Product managers must embrace collaboration with peers in product development and engineering, to ensure the new product development process delivers a timely and high-quality result. Product managers do not have direct authority over how the development function builds products. They can, however, align their ways of working with that of development and act as customer advocates to guide development and change when needed. Some ways to do that are:
Most product companies have adopted some flavor of Agile as their software development methodology. Product managers, however, do not always understand Agile practices or the underlying principles, and their role in an Agile organization is often unclear. This can hinder collaboration.
To play a more effective role in technology product design and development, product managers should develop knowledge of Agile principles and practices. This allows you to effectively synchronize the rest of your work with Agile teams. Adopting complementary practices to the ones used by engineering and development increases the effectiveness of continuous discovery and validation efforts. When the product team identifies new opportunities, problems and customers, you can quickly insert those findings into the work already underway with engineering and development. Adopting the same practices and principles also allows product managers to review and validate development work with actual customers to ensure it delivers customer value — for example, by using the Lean and Agile-based minimum viable product (MVP) concept to validate solutions in process and mitigate the risk of product failure.

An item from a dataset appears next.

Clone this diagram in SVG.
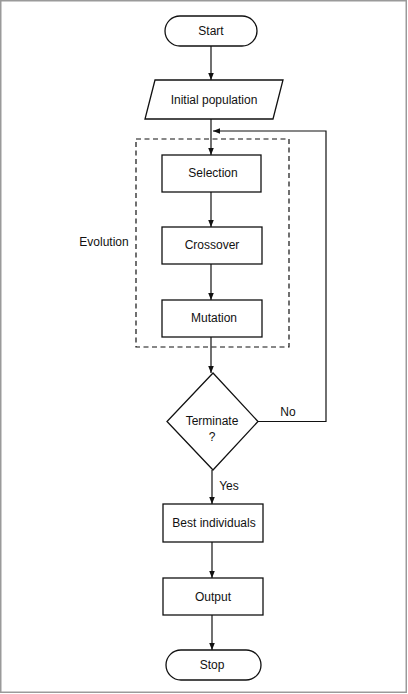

Embrace continuous improvement practices within the product team and evangelize them across the organization. Develop basic practices like root cause analysis and retrospection to inspect the product team’s tools and operating practices, and identify changes for more efficient and effective performance.
Similarly, engage in continuous improvement in partnership with product engineering and development teams. A product manager’s business, operational and customer-centric perspective can ensure the technical problem-solving that takes place in engineering and development produces a business end. Also encourage other stakeholder groups — such as design/UX, marketing, support and sales — to adopt their own continuous improvement practices. Invite one stakeholder team per month to participate in product management’s retrospective meetings to encourage broader collaboration, extend joint ownership of problems and solutions, and create a virtuous circle of constructive feedback.